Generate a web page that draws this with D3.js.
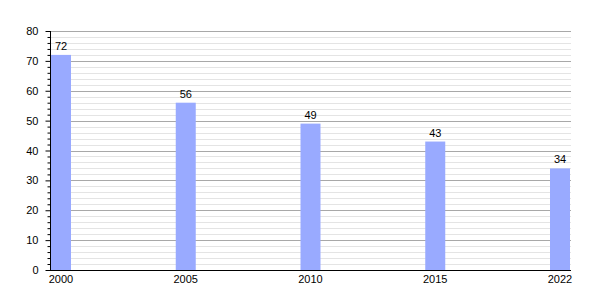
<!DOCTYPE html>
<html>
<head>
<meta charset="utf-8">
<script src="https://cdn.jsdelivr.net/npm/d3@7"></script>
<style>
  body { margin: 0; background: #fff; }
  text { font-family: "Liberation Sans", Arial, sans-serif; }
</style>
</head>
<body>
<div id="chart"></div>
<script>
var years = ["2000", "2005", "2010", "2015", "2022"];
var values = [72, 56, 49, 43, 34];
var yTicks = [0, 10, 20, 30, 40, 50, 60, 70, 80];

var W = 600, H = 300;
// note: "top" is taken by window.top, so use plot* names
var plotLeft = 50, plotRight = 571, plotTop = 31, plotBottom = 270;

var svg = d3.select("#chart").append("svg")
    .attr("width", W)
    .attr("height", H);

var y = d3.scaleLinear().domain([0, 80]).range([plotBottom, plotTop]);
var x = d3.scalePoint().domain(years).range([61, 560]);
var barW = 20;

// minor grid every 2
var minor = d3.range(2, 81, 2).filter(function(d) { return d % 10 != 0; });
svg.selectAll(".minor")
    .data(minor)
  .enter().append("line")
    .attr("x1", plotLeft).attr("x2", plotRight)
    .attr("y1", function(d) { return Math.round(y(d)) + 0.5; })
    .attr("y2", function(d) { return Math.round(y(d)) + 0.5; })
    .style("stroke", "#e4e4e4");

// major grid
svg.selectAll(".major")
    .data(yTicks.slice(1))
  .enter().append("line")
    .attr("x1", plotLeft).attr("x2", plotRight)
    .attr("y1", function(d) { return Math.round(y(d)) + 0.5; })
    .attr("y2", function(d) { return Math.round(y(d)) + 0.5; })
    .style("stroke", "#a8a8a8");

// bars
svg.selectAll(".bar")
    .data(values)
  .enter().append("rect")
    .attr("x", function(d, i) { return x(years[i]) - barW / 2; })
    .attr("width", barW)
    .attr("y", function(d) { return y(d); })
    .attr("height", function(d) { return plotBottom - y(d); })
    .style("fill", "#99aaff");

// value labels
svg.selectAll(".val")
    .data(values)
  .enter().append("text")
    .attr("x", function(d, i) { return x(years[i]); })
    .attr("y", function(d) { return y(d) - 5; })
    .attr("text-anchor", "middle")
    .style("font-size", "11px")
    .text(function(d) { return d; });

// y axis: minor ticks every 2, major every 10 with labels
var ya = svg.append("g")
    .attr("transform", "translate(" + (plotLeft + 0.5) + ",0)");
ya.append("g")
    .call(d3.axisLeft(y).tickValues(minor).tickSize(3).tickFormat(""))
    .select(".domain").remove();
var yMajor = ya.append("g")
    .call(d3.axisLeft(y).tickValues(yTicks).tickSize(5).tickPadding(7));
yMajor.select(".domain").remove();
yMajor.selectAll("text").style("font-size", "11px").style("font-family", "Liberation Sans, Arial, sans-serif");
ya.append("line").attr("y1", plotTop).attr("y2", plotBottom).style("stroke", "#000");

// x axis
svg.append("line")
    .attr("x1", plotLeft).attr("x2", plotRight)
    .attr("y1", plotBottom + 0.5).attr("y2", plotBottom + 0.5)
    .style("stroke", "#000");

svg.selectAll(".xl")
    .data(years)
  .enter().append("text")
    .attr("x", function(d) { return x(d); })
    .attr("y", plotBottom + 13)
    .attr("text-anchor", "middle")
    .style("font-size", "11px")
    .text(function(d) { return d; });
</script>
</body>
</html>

◆ ◆ ◆ ◆ ◆

TASK REQUIREMENTS => Repeat the data in full and exactly. Omit pictures.

ANSWER TO THIS EXERCISE =>
Generate a web page that draws this with D3.js.
<!DOCTYPE html>
<html>
<head>
<meta charset="utf-8">
<script src="https://cdn.jsdelivr.net/npm/d3@7"></script>
<style>
  body { margin: 0; background: #fff; }
  text { font-family: "Liberation Sans", Arial, sans-serif; }
</style>
</head>
<body>
<div id="chart"></div>
<script>
var years = ["2000", "2005", "2010", "2015", "2022"];
var values = [72, 56, 49, 43, 34];
var yTicks = [0, 10, 20, 30, 40, 50, 60, 70, 80];

var W = 600, H = 300;
// note: "top" is taken by window.top, so use plot* names
var plotLeft = 50, plotRight = 571, plotTop = 31, plotBottom = 270;

var svg = d3.select("#chart").append("svg")
    .attr("width", W)
    .attr("height", H);

var y = d3.scaleLinear().domain([0, 80]).range([plotBottom, plotTop]);
var x = d3.scalePoint().domain(years).range([61, 560]);
var barW = 20;

// minor grid every 2
var minor = d3.range(2, 81, 2).filter(function(d) { return d % 10 != 0; });
svg.selectAll(".minor")
    .data(minor)
  .enter().append("line")
    .attr("x1", plotLeft).attr("x2", plotRight)
    .attr("y1", function(d) { return Math.round(y(d)) + 0.5; })
    .attr("y2", function(d) { return Math.round(y(d)) + 0.5; })
    .style("stroke", "#e4e4e4");

// major grid
svg.selectAll(".major")
    .data(yTicks.slice(1))
  .enter().append("line")
    .attr("x1", plotLeft).attr("x2", plotRight)
    .attr("y1", function(d) { return Math.round(y(d)) + 0.5; })
    .attr("y2", function(d) { return Math.round(y(d)) + 0.5; })
    .style("stroke", "#a8a8a8");

// bars
svg.selectAll(".bar")
    .data(values)
  .enter().append("rect")
    .attr("x", function(d, i) { return x(years[i]) - barW / 2; })
    .attr("width", barW)
    .attr("y", function(d) { return y(d); })
    .attr("height", function(d) { return plotBottom - y(d); })
    .style("fill", "#99aaff");

// value labels
svg.selectAll(".val")
    .data(values)
  .enter().append("text")
    .attr("x", function(d, i) { return x(years[i]); })
    .attr("y", function(d) { return y(d) - 5; })
    .attr("text-anchor", "middle")
    .style("font-size", "11px")
    .text(function(d) { return d; });

// y axis: minor ticks every 2, major every 10 with labels
var ya = svg.append("g")
    .attr("transform", "translate(" + (plotLeft + 0.5) + ",0)");
ya.append("g")
    .call(d3.axisLeft(y).tickValues(minor).tickSize(3).tickFormat(""))
    .select(".domain").remove();
var yMajor = ya.append("g")
    .call(d3.axisLeft(y).tickValues(yTicks).tickSize(5).tickPadding(7));
yMajor.select(".domain").remove();
yMajor.selectAll("text").style("font-size", "11px").style("font-family", "Liberation Sans, Arial, sans-serif");
ya.append("line").attr("y1", plotTop).attr("y2", plotBottom).style("stroke", "#000");

// x axis
svg.append("line")
    .attr("x1", plotLeft).attr("x2", plotRight)
    .attr("y1", plotBottom + 0.5).attr("y2", plotBottom + 0.5)
    .style("stroke", "#000");

svg.selectAll(".xl")
    .data(years)
  .enter().append("text")
    .attr("x", function(d) { return x(d); })
    .attr("y", plotBottom + 13)
    .attr("text-anchor", "middle")
    .style("font-size", "11px")
    .text(function(d) { return d; });
</script>
</body>
</html>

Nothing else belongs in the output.